Present every line in which the string "React" appears.
------------------------
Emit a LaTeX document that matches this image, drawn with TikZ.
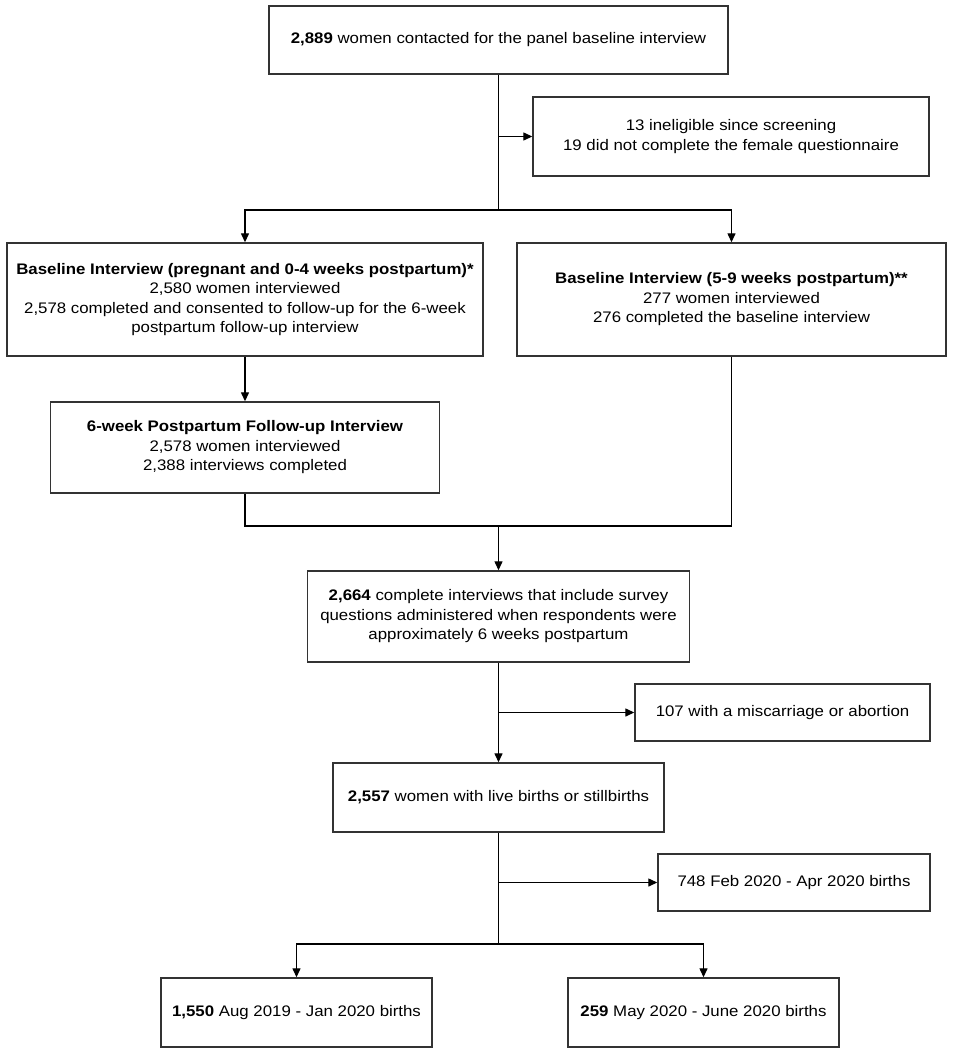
\documentclass[tikz,border=0pt]{standalone}
\usepackage{fontspec}
\setmainfont[FakeStretch=1.1]{Liberation Sans}
\usetikzlibrary{arrows.meta}
\definecolor{boxline}{HTML}{333333}
\tikzset{
  flowbox/.style={draw=boxline, line width=1.4pt, fill=white, align=center, inner sep=0pt,
    font=\fontsize{15.3}{19.5}\selectfont},
  conn/.style={draw=black, line width=1.3pt},
  arr/.style={conn, -{Triangle[length=9pt,width=8pt]}}
}
\begin{document}
\begin{tikzpicture}[x=1pt,y=-1pt]
\useasboundingbox (0,0) rectangle (957,1054);

\node[flowbox, minimum width=459pt, minimum height=68pt] (top) at (498.5,40)
  {\textbf{2,889} women contacted for the panel baseline interview};
\node[flowbox, minimum width=396pt, minimum height=79pt] (excl) at (731,136.5)
  {13 ineligible since screening\\19 did not complete the female questionnaire};
\node[flowbox, minimum width=476pt, minimum height=113pt] (bL) at (245,299.5)
  {\textbf{Baseline Interview (pregnant and 0-4 weeks postpartum)*}\\2,580 women interviewed\\2,578 completed and consented to follow-up for the 6-week\\postpartum follow-up interview};
\node[flowbox, minimum width=429pt, minimum height=113pt] (bR) at (731.5,299.5)
  {\textbf{Baseline Interview (5-9 weeks postpartum)**}\\277 women interviewed\\276 completed the baseline interview};
\node[flowbox, minimum width=389pt, minimum height=91pt] (six) at (245,447.5)
  {\textbf{6-week Postpartum Follow-up Interview}\\2,578 women interviewed\\2,388 interviews completed};
\node[flowbox, minimum width=382pt, minimum height=91pt] (c2664) at (498.5,616.5)
  {\textbf{2,664} complete interviews that include survey\\questions administered when respondents were\\approximately 6 weeks postpartum};
\node[flowbox, minimum width=295pt, minimum height=57pt] (m107) at (782.5,712.5)
  {107 with a miscarriage or abortion};
\node[flowbox, minimum width=331pt, minimum height=69pt] (c2557) at (498.5,797.5)
  {\textbf{2,557} women with live births or stillbirths};
\node[flowbox, minimum width=272pt, minimum height=57pt] (f748) at (794,882.5)
  {748 Feb 2020 - Apr 2020 births};
\node[flowbox, minimum width=271pt, minimum height=69pt] (b1550) at (296.5,1012.5)
  {\textbf{1,550} Aug 2019 - Jan 2020 births};
\node[flowbox, minimum width=271pt, minimum height=69pt] (b259) at (703.5,1012.5)
  {\textbf{259} May 2020 - June 2020 births};

% junction coordinates
\coordinate (j1) at (498.5,136.5);
\coordinate (j2) at (498.5,210);
\coordinate (j3) at (498.5,526);
\coordinate (j4) at (498.5,712.5);
\coordinate (j5) at (498.5,882.5);
\coordinate (j6) at (498.5,944);

\draw[conn] (top.south) -- (j2);
\draw[arr] (j1) -- (excl.west);
\draw[arr] (j2) -| (bL.north);
\draw[arr] (j2) -| (bR.north);
\draw[arr] (bL.south) -- (six.north);
\draw[conn] (six.south) |- (j3) -| (bR.south);
\draw[arr] (j3) -- (c2664.north);
\draw[arr] (c2664.south) -- (c2557.north);
\draw[arr] (j4) -- (m107.west);
\draw[conn] (c2557.south) -- (j6);
\draw[arr] (j5) -- (f748.west);
\draw[arr] (j6) -| (b1550.north);
\draw[arr] (j6) -| (b259.north);
\end{tikzpicture}
\end{document}
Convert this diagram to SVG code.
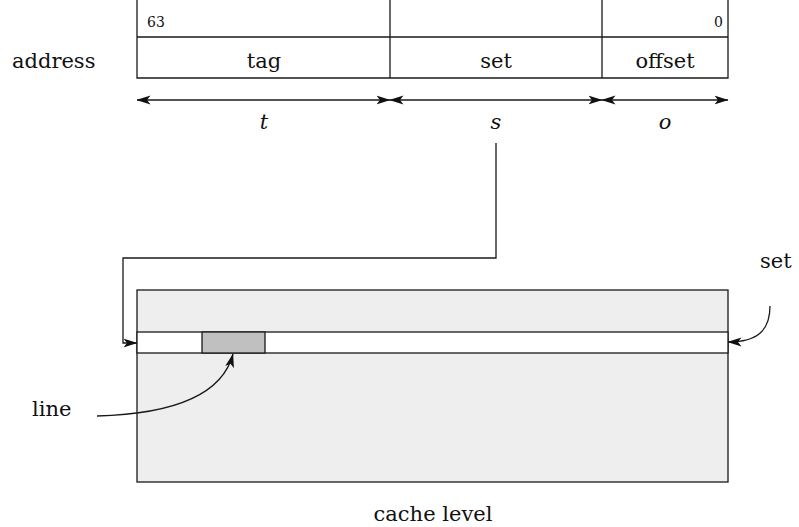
<svg xmlns="http://www.w3.org/2000/svg" width="799" height="527" viewBox="0 0 799 527">
  <style>
    .ln { stroke: #1a1a1a; stroke-width: 1.3; fill: none; }
    .txt { font-family: "DejaVu Serif", "Liberation Serif", serif; font-size: 21px; fill: #111; }
    .sm { font-family: "DejaVu Serif", "Liberation Serif", serif; font-size: 14px; fill: #111; }
    .it { font-style: italic; text-anchor: middle; }
    .mid { text-anchor: middle; }
  </style>
  <defs>
    <marker id="arr" viewBox="0 0 14 10" refX="13.5" refY="5" markerWidth="14" markerHeight="10" markerUnits="userSpaceOnUse" orient="auto-start-reverse">
      <path d="M0,0.5 L14,5 L0,9.5 L3.5,5 Z" fill="#111"/>
    </marker>
  </defs>

  <!-- address layout -->
  <g id="address">
    <text class="txt" x="12" y="68">address</text>
    <path class="ln" d="M137,0 V78 H728 V0 M137,37 H728 M390,0 V78 M602,0 V78"/>
    <text class="sm" x="147" y="27">63</text>
    <text class="sm" x="723" y="27" text-anchor="end">0</text>
    <text class="txt mid" x="264" y="68">tag</text>
    <text class="txt mid" x="496" y="68">set</text>
    <text class="txt mid" x="665" y="68">offset</text>
  </g>

  <!-- field widths -->
  <g id="widths">
    <line class="ln" x1="137" y1="100" x2="390" y2="100" marker-start="url(#arr)" marker-end="url(#arr)"/>
    <line class="ln" x1="390" y1="100" x2="602" y2="100" marker-start="url(#arr)" marker-end="url(#arr)"/>
    <line class="ln" x1="602" y1="100" x2="728" y2="100" marker-start="url(#arr)" marker-end="url(#arr)"/>
    <text class="txt it" x="264" y="129">t</text>
    <text class="txt it" x="496" y="129">s</text>
    <text class="txt it" x="665" y="129">o</text>
  </g>

  <!-- cache level -->
  <g id="cache">
    <rect x="137" y="290" width="591" height="192" fill="#eeeeee" stroke="#1a1a1a" stroke-width="1.3"/>
    <rect x="137" y="332" width="591" height="21" fill="#ffffff" stroke="#1a1a1a" stroke-width="1.3"/>
    <rect x="202" y="332" width="63" height="21" fill="#c0c0c0" stroke="#1a1a1a" stroke-width="1.3"/>
    <text class="txt mid" x="433" y="521">cache level</text>
  </g>

  <g id="labels">
    <text class="txt" x="760" y="268">set</text>
    <text class="txt" x="32" y="416">line</text>
  </g>

  <!-- connectors -->
  <g id="connectors">
    <path class="ln" d="M496,143 V258 H123 V343 H137" marker-end="url(#arr)"/>
    <path class="ln" d="M770,306 C770,330 758,342 728,342" marker-end="url(#arr)"/>
    <path class="ln" d="M97,416 C170,414 222,396 233,354" marker-end="url(#arr)"/>
  </g>
</svg>
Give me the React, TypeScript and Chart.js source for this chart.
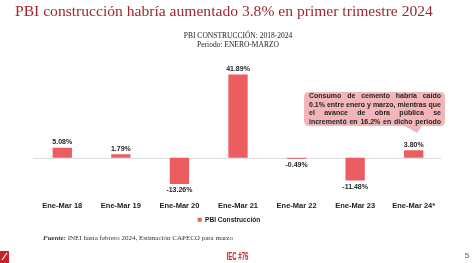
import React, { useEffect, useRef } from 'react';
import { Chart, registerables } from 'chart.js';

Chart.register(...registerables);

const TITLE = 'PBI construcción habría aumentado 3.8% en primer trimestre 2024';
const SUBTITLE = ['PBI CONSTRUCCIÓN: 2018-2024', 'Periodo: ENERO-MARZO'];
const categories = ['Ene-Mar 18', 'Ene-Mar 19', 'Ene-Mar 20', 'Ene-Mar 21', 'Ene-Mar 22', 'Ene-Mar 23', 'Ene-Mar 24*'];
const seriesName = 'PBI Construcción';
const pbiValues = [5.08, 1.79, -13.26, 41.89, -0.49, -11.48, 3.8];
const noteLines = [
  'Consumo de cemento habría caído',
  '0.1% entre enero y marzo, mientras que',
  'el avance de obra pública se',
  'incrementó en 16.2% en dicho periodo',
];
const sourceBold = 'Fuente:';
const sourceText = ' INEI hasta febrero 2024, Estimación CAPECO para marzo';
const footerText = 'IEC #76';
const pageNumber = '5';

const SANS = '"Liberation Sans", Arial, Helvetica, sans-serif';
const SERIF = '"Liberation Serif", "Times New Roman", serif';
const BAR_COLOR = '#ec5d61';

function justify(ctx: CanvasRenderingContext2D, text: string, x: number, y: number, width: number) {
  const words = text.split(' ');
  const total = words.reduce((s, w) => s + ctx.measureText(w).width, 0);
  const gap = words.length > 1 ? (width - total) / (words.length - 1) : 0;
  let cx = x;
  words.forEach((w) => {
    ctx.fillText(w, cx, y);
    cx += ctx.measureText(w).width + gap;
  });
}

const decor = {
  id: 'decor',
  beforeDatasetsDraw(chart: any) {
    const { ctx, chartArea, scales } = chart;
    const y0 = Math.round(scales.y.getPixelForValue(0)) + 0.5;
    ctx.save();
    ctx.strokeStyle = '#dcdcdc';
    ctx.lineWidth = 1;
    ctx.beginPath();
    ctx.moveTo(chartArea.left, y0);
    ctx.lineTo(chartArea.right - 2, y0);
    ctx.stroke();
    ctx.restore();
  },
  afterDatasetsDraw(chart: any) {
    const { ctx } = chart;
    const meta = chart.getDatasetMeta(0);
    ctx.save();
    ctx.font = `bold 7px ${SANS}`;
    ctx.fillStyle = '#262626';
    ctx.textAlign = 'center';
    meta.data.forEach((bar: any, i: number) => {
      const v = pbiValues[i];
      const label = v.toFixed(2) + '%';
      if (v >= 0) {
        ctx.textBaseline = 'bottom';
        ctx.fillText(label, bar.x, bar.y - 2);
      } else {
        ctx.textBaseline = 'top';
        ctx.fillText(label, bar.x, bar.y + 3);
      }
    });
    ctx.restore();
  },
  afterDraw(chart: any) {
    const { ctx } = chart;
    ctx.save();
    // callout box
    const bx = 304, by = 92, bw = 141, bh = 34, r = 5;
    ctx.fillStyle = '#f3b6b8';
    ctx.beginPath();
    ctx.moveTo(bx + r, by);
    ctx.lineTo(bx + bw - r, by);
    ctx.quadraticCurveTo(bx + bw, by, bx + bw, by + r);
    ctx.lineTo(bx + bw, by + bh - r);
    ctx.quadraticCurveTo(bx + bw, by + bh, bx + bw - r, by + bh);
    ctx.lineTo(422, by + bh);
    ctx.lineTo(417, by + bh + 7);
    ctx.lineTo(405, by + bh);
    ctx.lineTo(bx + r, by + bh);
    ctx.quadraticCurveTo(bx, by + bh, bx, by + bh - r);
    ctx.lineTo(bx, by + r);
    ctx.quadraticCurveTo(bx, by, bx + r, by);
    ctx.closePath();
    ctx.fill();
    ctx.fillStyle = '#1f1f1f';
    ctx.font = `bold 7px ${SANS}`;
    ctx.textBaseline = 'middle';
    ctx.textAlign = 'left';
    noteLines.forEach((line, i) => {
      justify(ctx, line, bx + 5, by + 4.5 + i * 8.5, bw - 9);
    });
    // source
    ctx.fillStyle = '#333333';
    ctx.font = `italic bold 7px ${SERIF}`;
    ctx.fillText(sourceBold, 43, 238);
    const w = ctx.measureText(sourceBold).width;
    ctx.font = `7px ${SERIF}`;
    ctx.fillText(sourceText, 43 + w, 238);
    // footer
    ctx.fillStyle = '#c8222b';
    ctx.fillRect(0, 251, 9, 12);
    ctx.strokeStyle = '#ffffff';
    ctx.lineWidth = 1.2;
    ctx.beginPath();
    ctx.moveTo(2, 260);
    ctx.lineTo(7, 253);
    ctx.stroke();
    ctx.fillStyle = '#c0262d';
    ctx.font = `bold 11px ${SANS}`;
    ctx.textAlign = 'center';
    ctx.save();
    ctx.translate(237.5, 257);
    ctx.scale(0.55, 1);
    ctx.fillText(footerText, 0, 0);
    ctx.restore();
    ctx.fillStyle = '#555555';
    ctx.font = `8px ${SANS}`;
    ctx.fillText(pageNumber, 467, 256);
    ctx.restore();
  },
};

export default function App() {
  const ref = useRef<HTMLCanvasElement>(null);
  useEffect(() => {
    if (!ref.current) return;
    const chart = new Chart(ref.current, {
      type: 'bar',
      data: {
        labels: categories,
        datasets: [
          {
            label: seriesName,
            data: pbiValues,
            backgroundColor: BAR_COLOR,
            borderWidth: 0,
            barPercentage: 0.33,
            categoryPercentage: 1,
          },
        ],
      },
      options: {
        responsive: false,
        animation: false,
        layout: { padding: { left: 15, right: 31, top: 0, bottom: 30 } },
        scales: {
          x: {
            grid: { display: false, drawTicks: false },
            border: { display: false },
            ticks: { color: '#222222', font: { family: SANS, size: 7.5, weight: 'bold' }, padding: 4, maxRotation: 0 },
          },
          y: {
            display: true,
            min: -20,
            max: 50,
            grid: { display: false, drawTicks: false },
            border: { display: false },
            ticks: { display: false },
            afterFit: (scale: any) => {
              scale.width = 18;
            },
          },
        },
        plugins: {
          title: {
            display: true,
            text: TITLE,
            align: 'start',
            color: '#9f2630',
            font: { family: SERIF, size: 15.6, weight: 'normal' },
            padding: { top: 3, bottom: 10.3 },
          },
          subtitle: {
            display: true,
            fullSize: false,
            text: SUBTITLE,
            color: '#222222',
            font: { family: SERIF, size: 7.5, lineHeight: 1.2 },
            padding: { top: 0, bottom: 8.5 },
          },
          legend: {
            position: 'bottom',
            labels: { boxWidth: 4, boxHeight: 4, color: '#222222', font: { family: SANS, size: 6.6, weight: 'bold' }, padding: 2 },
          },
          tooltip: { enabled: false },
        },
      },
      plugins: [decor],
    });
    return () => chart.destroy();
  }, []);
  return (
    <div style={{ position: 'fixed', left: 0, top: 0, width: 474, height: 263, background: '#ffffff' }}>
      <canvas ref={ref} width={474} height={263} style={{ display: 'block' }} />
    </div>
  );
}
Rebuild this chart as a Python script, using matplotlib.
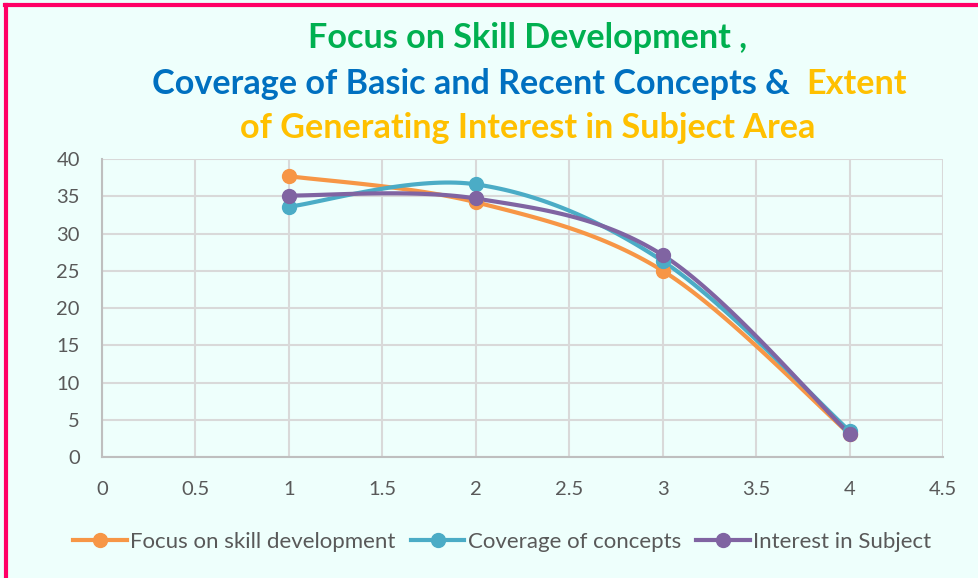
------------------------
— Exercise result —
Give me the React, TypeScript and Chart.js source for this chart.
import React, { useEffect, useRef } from 'react';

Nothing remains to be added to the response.